Скажем кстати, что эта речь Оболенского имеет, по нашему мнению, высшую историческую важность: это слова, устные слова современного человека о тогдашнем времени, о тогдашних исторических событиях; в них выражается взгляд тогдашних русских на эти события и вместе с этим – истинный смысл этих событий. Надо вникнуть в эти драгоценные слова, и из них извлечь можно много. Как хорошо выражение Оболенского об этом множестве самозванцев, которых пошли себе выбирать разные города. «И теми имяны, – говорит Оболенский, – московскому государству много зла учинили». Точно: имяны. Это были имена, которые мутили и действовали. В этом выражении схвачена вся отвлеченность самозванства, и вместе вся та действительность, какую может иметь эта отвлеченность/

Г. Соловьев не посвящает в своей «Истории» особых строк характеристике Лжедмитрия; но он довольно явственно выступает из его рассказа. Это был человек легкомысленнный, храбрый, увлекающийся и увлекающий, одаренный быстротой ума и способностью слова. Добро и зло поглощались в нем какой-то безнравственной легкостью, которая способна на самое ужасное бесчеловечное дело (таковы его отношения к несчастной Ксении Годуновой), и которая притом еще не лишена даже наивности и какого-то простодушия.

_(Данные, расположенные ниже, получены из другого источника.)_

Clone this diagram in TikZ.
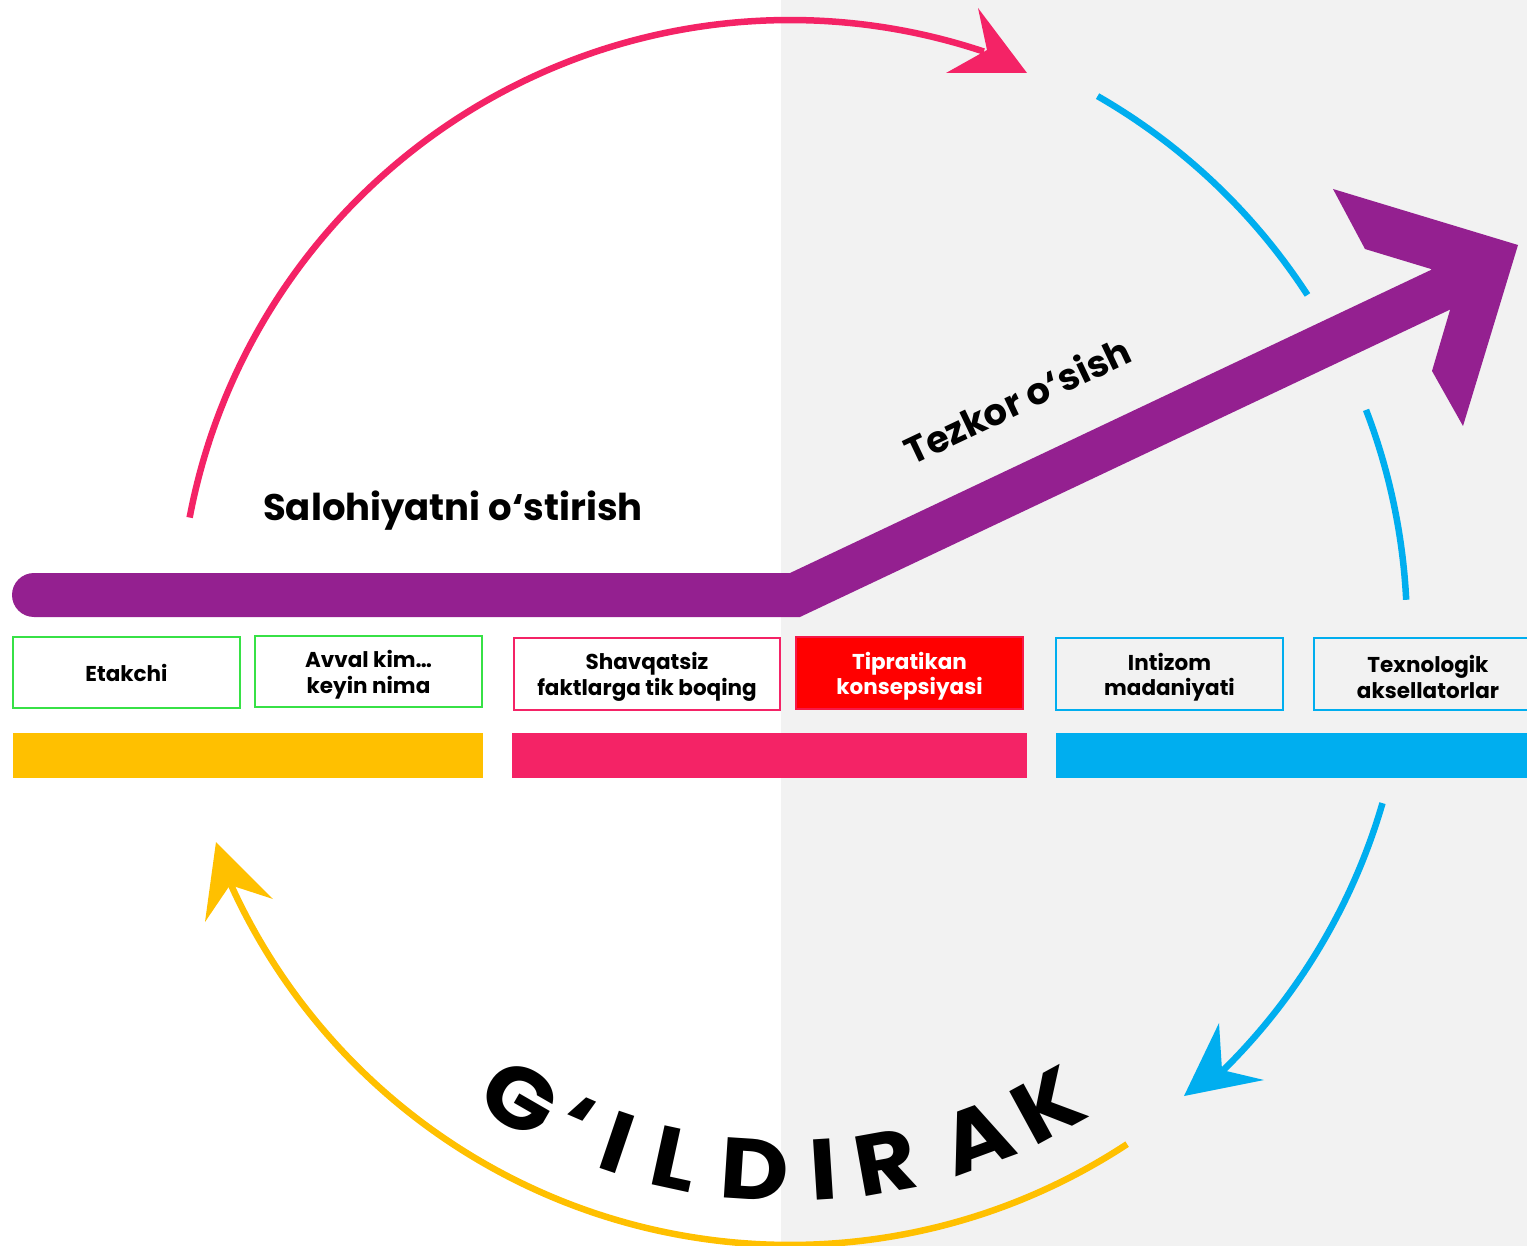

Все это вместе, по крайней мере, столько же возмутительно, как и рассчитанная серьезная безнравственность. Таков был, кажется, Лжедмитрий. Эта легкость, ветреность характера вовсе не в русском духе, и не должны были понравиться степенному взгляду древней Руси на человека; но храбрость, простодушие, беззаботность, доверчивость находят везде сочувствие, и потому самозванец встретил его в России, пока не пошел наперекор ее духу, пока не вздумал ее подчинить прихоти польской. Усидеть на престоле он не мог. Ужиться ему с Россией было невозможно. Падение его могло случиться скоро и должно было случиться непременно. Едва ли не первый выставил верно всю поэтическую сторону характера Лжедмитрия А. С. Хомяков в своей трагедии «Дмитрий самозванец». Характер Лжедмитрия схвачен там очень верно; мы бы присоединили еще беззаботную возможность худого и доброго и какое-то легкомыслие зла – черта, входящая, кажется нам, в характер Лжедмитрия.